WORK TO DO: Print exactly the lines from the first one down to the line that contains "from matplotlib.ticker import", both included, and skip the pictures.

DATASET CONTENT:
============================================================

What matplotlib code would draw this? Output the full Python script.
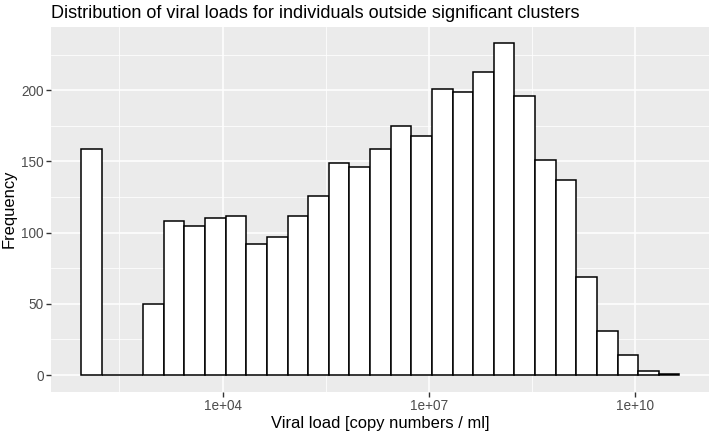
import numpy as np
import matplotlib.pyplot as plt
from matplotlib.ticker import FixedLocator, NullFormatter

# histogram of log10 viral load, 29 bins of 0.3 decades
counts = [159, 0, 0, 50, 108, 105, 110, 112, 92, 97, 112, 126, 149, 146, 159,
          175, 168, 201, 199, 213, 233, 196, 151, 137, 69, 31, 14, 3, 1]
first_edge_log10 = 1.946
bin_width_log10 = 0.3
x_breaks = [1e4, 1e7, 1e10]
x_labels = ['1e+04', '1e+07', '1e+10']
y_breaks = [0, 50, 100, 150, 200]

plt.rcParams.update({'font.family': ['Liberation Sans', 'DejaVu Sans'],
                     'axes.linewidth': 0})

edges = first_edge_log10 + bin_width_log10 * np.arange(len(counts) + 1)
left = 10 ** edges[:-1]
width = 10 ** edges[1:] - left

fig = plt.figure(figsize=(7.11, 4.34), dpi=100)
ax = fig.add_axes([0.0724, 0.0975, 0.9252, 0.841])
ax.set_facecolor('#EBEBEB')

ax.bar(left, counts, width=width, align='edge', color='white',
       edgecolor='black', linewidth=1.1, zorder=3)

ax.set_xscale('log')
lo, hi = edges[0], edges[-1]
pad = 0.05 * (hi - lo)
ax.set_xlim(10 ** (lo - pad), 10 ** (hi + pad))
ax.set_ylim(-0.05 * max(counts), 1.05 * max(counts))

ax.xaxis.set_major_locator(FixedLocator(x_breaks))
ax.set_xticklabels(x_labels)
ax.xaxis.set_minor_locator(FixedLocator([10 ** (np.log10(b) - 1.5) for b in x_breaks]))
ax.xaxis.set_minor_formatter(NullFormatter())
ax.set_yticks(y_breaks)
ax.yaxis.set_minor_locator(FixedLocator([b + 25 for b in y_breaks]))

ax.grid(which='major', color='white', linewidth=1.1, zorder=0)
ax.grid(which='minor', color='white', linewidth=0.55, zorder=0)
ax.set_axisbelow(True)
ax.tick_params(which='major', length=3.5, width=1.0, color='#333333',
               labelcolor='#4D4D4D', labelsize=9.8, pad=2)
ax.tick_params(which='minor', length=0)

ax.set_xlabel('Viral load [copy numbers / ml]', fontsize=11.9, labelpad=2)
ax.set_ylabel('Frequency', fontsize=11.9, labelpad=3)
fig.text(0.0724, 0.968, 'Distribution of viral loads for individuals outside significant clusters',
         fontsize=13, ha='left', va='center')

fig.savefig('out.png', dpi=100)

============================================================

RESPONSE TO THE TASK:
What matplotlib code would draw this? Output the full Python script.
import numpy as np
import matplotlib.pyplot as plt
from matplotlib.ticker import FixedLocator, NullFormatter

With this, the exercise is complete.